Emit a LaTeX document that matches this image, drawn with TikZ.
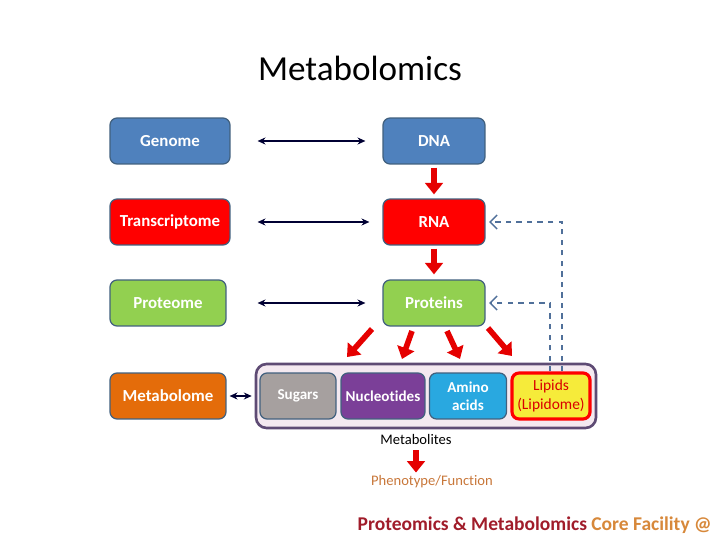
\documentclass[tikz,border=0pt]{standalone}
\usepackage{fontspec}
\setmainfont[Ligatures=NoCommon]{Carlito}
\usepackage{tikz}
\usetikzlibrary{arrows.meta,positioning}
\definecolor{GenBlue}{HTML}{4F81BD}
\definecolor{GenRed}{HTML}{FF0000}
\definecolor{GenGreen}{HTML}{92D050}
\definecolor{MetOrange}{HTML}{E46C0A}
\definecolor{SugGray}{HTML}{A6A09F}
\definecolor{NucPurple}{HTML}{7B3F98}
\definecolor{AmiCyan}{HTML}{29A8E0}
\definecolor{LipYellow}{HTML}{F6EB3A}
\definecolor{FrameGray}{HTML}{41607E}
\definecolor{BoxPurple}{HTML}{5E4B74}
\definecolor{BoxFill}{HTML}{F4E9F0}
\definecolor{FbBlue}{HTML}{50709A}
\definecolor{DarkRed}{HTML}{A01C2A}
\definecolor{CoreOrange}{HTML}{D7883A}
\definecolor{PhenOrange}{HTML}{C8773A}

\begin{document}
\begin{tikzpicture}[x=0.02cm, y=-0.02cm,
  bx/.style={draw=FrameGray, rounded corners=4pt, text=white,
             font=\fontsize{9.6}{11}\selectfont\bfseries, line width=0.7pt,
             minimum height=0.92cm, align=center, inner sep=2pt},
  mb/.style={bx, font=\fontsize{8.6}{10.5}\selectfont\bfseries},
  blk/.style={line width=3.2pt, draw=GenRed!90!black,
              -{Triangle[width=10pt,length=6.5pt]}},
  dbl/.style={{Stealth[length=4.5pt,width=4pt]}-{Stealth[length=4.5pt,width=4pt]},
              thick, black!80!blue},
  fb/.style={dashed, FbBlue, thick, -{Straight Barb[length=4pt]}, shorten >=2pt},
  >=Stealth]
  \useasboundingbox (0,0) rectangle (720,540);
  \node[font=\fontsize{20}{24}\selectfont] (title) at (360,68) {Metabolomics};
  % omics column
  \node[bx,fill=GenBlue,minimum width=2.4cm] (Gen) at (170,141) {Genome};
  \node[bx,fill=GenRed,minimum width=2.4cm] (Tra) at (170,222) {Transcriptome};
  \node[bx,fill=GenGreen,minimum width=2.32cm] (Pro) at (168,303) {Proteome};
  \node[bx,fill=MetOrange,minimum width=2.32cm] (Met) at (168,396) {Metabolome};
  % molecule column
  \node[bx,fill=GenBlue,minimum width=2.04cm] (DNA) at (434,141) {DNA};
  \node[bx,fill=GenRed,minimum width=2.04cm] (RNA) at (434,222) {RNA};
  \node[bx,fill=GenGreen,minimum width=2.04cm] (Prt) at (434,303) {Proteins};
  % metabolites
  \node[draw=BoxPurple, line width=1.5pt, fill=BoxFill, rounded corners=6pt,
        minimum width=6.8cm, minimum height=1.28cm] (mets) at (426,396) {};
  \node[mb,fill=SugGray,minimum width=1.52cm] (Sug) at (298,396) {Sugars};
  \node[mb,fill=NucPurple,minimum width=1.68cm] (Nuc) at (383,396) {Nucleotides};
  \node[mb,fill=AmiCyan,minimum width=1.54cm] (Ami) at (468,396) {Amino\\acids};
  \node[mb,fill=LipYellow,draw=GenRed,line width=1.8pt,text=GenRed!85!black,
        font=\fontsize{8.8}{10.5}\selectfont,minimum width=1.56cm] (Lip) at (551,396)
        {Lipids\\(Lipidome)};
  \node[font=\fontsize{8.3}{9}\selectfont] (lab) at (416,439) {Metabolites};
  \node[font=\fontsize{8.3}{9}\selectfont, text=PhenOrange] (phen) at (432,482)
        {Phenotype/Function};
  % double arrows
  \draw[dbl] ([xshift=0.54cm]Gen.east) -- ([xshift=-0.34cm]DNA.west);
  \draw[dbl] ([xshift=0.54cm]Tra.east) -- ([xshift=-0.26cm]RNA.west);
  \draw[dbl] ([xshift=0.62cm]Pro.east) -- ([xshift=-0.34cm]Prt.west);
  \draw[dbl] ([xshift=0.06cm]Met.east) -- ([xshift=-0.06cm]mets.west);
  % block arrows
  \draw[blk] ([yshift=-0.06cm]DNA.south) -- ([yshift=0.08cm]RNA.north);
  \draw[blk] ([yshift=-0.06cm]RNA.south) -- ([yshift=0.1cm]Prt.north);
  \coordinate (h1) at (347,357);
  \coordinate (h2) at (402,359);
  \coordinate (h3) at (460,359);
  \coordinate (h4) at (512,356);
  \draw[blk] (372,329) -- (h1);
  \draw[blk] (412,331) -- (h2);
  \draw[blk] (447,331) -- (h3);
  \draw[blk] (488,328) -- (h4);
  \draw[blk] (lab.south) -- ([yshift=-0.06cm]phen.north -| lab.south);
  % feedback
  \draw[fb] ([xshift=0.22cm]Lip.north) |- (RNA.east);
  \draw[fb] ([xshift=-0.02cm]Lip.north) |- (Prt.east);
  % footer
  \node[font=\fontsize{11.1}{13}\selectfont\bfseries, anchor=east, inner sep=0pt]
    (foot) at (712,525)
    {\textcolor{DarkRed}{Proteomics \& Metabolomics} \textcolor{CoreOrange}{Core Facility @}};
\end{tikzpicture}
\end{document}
○ ○ ○ ○ ○
Without the pictures, retype the whole of the material above exactly.

Emit a LaTeX document that matches this image, drawn with TikZ.
\documentclass[tikz,border=0pt]{standalone}
\usepackage{fontspec}
\setmainfont[Ligatures=NoCommon]{Carlito}
\usepackage{tikz}
\usetikzlibrary{arrows.meta,positioning}
\definecolor{GenBlue}{HTML}{4F81BD}
\definecolor{GenRed}{HTML}{FF0000}
\definecolor{GenGreen}{HTML}{92D050}
\definecolor{MetOrange}{HTML}{E46C0A}
\definecolor{SugGray}{HTML}{A6A09F}
\definecolor{NucPurple}{HTML}{7B3F98}
\definecolor{AmiCyan}{HTML}{29A8E0}
\definecolor{LipYellow}{HTML}{F6EB3A}
\definecolor{FrameGray}{HTML}{41607E}
\definecolor{BoxPurple}{HTML}{5E4B74}
\definecolor{BoxFill}{HTML}{F4E9F0}
\definecolor{FbBlue}{HTML}{50709A}
\definecolor{DarkRed}{HTML}{A01C2A}
\definecolor{CoreOrange}{HTML}{D7883A}
\definecolor{PhenOrange}{HTML}{C8773A}

\begin{document}
\begin{tikzpicture}[x=0.02cm, y=-0.02cm,
  bx/.style={draw=FrameGray, rounded corners=4pt, text=white,
             font=\fontsize{9.6}{11}\selectfont\bfseries, line width=0.7pt,
             minimum height=0.92cm, align=center, inner sep=2pt},
  mb/.style={bx, font=\fontsize{8.6}{10.5}\selectfont\bfseries},
  blk/.style={line width=3.2pt, draw=GenRed!90!black,
              -{Triangle[width=10pt,length=6.5pt]}},
  dbl/.style={{Stealth[length=4.5pt,width=4pt]}-{Stealth[length=4.5pt,width=4pt]},
              thick, black!80!blue},
  fb/.style={dashed, FbBlue, thick, -{Straight Barb[length=4pt]}, shorten >=2pt},
  >=Stealth]
  \useasboundingbox (0,0) rectangle (720,540);
  \node[font=\fontsize{20}{24}\selectfont] (title) at (360,68) {Metabolomics};
  % omics column
  \node[bx,fill=GenBlue,minimum width=2.4cm] (Gen) at (170,141) {Genome};
  \node[bx,fill=GenRed,minimum width=2.4cm] (Tra) at (170,222) {Transcriptome};
  \node[bx,fill=GenGreen,minimum width=2.32cm] (Pro) at (168,303) {Proteome};
  \node[bx,fill=MetOrange,minimum width=2.32cm] (Met) at (168,396) {Metabolome};
  % molecule column
  \node[bx,fill=GenBlue,minimum width=2.04cm] (DNA) at (434,141) {DNA};
  \node[bx,fill=GenRed,minimum width=2.04cm] (RNA) at (434,222) {RNA};
  \node[bx,fill=GenGreen,minimum width=2.04cm] (Prt) at (434,303) {Proteins};
  % metabolites
  \node[draw=BoxPurple, line width=1.5pt, fill=BoxFill, rounded corners=6pt,
        minimum width=6.8cm, minimum height=1.28cm] (mets) at (426,396) {};
  \node[mb,fill=SugGray,minimum width=1.52cm] (Sug) at (298,396) {Sugars};
  \node[mb,fill=NucPurple,minimum width=1.68cm] (Nuc) at (383,396) {Nucleotides};
  \node[mb,fill=AmiCyan,minimum width=1.54cm] (Ami) at (468,396) {Amino\\acids};
  \node[mb,fill=LipYellow,draw=GenRed,line width=1.8pt,text=GenRed!85!black,
        font=\fontsize{8.8}{10.5}\selectfont,minimum width=1.56cm] (Lip) at (551,396)
        {Lipids\\(Lipidome)};
  \node[font=\fontsize{8.3}{9}\selectfont] (lab) at (416,439) {Metabolites};
  \node[font=\fontsize{8.3}{9}\selectfont, text=PhenOrange] (phen) at (432,482)
        {Phenotype/Function};
  % double arrows
  \draw[dbl] ([xshift=0.54cm]Gen.east) -- ([xshift=-0.34cm]DNA.west);
  \draw[dbl] ([xshift=0.54cm]Tra.east) -- ([xshift=-0.26cm]RNA.west);
  \draw[dbl] ([xshift=0.62cm]Pro.east) -- ([xshift=-0.34cm]Prt.west);
  \draw[dbl] ([xshift=0.06cm]Met.east) -- ([xshift=-0.06cm]mets.west);
  % block arrows
  \draw[blk] ([yshift=-0.06cm]DNA.south) -- ([yshift=0.08cm]RNA.north);
  \draw[blk] ([yshift=-0.06cm]RNA.south) -- ([yshift=0.1cm]Prt.north);
  \coordinate (h1) at (347,357);
  \coordinate (h2) at (402,359);
  \coordinate (h3) at (460,359);
  \coordinate (h4) at (512,356);
  \draw[blk] (372,329) -- (h1);
  \draw[blk] (412,331) -- (h2);
  \draw[blk] (447,331) -- (h3);
  \draw[blk] (488,328) -- (h4);
  \draw[blk] (lab.south) -- ([yshift=-0.06cm]phen.north -| lab.south);
  % feedback
  \draw[fb] ([xshift=0.22cm]Lip.north) |- (RNA.east);
  \draw[fb] ([xshift=-0.02cm]Lip.north) |- (Prt.east);
  % footer
  \node[font=\fontsize{11.1}{13}\selectfont\bfseries, anchor=east, inner sep=0pt]
    (foot) at (712,525)
    {\textcolor{DarkRed}{Proteomics \& Metabolomics} \textcolor{CoreOrange}{Core Facility @}};
\end{tikzpicture}
\end{document}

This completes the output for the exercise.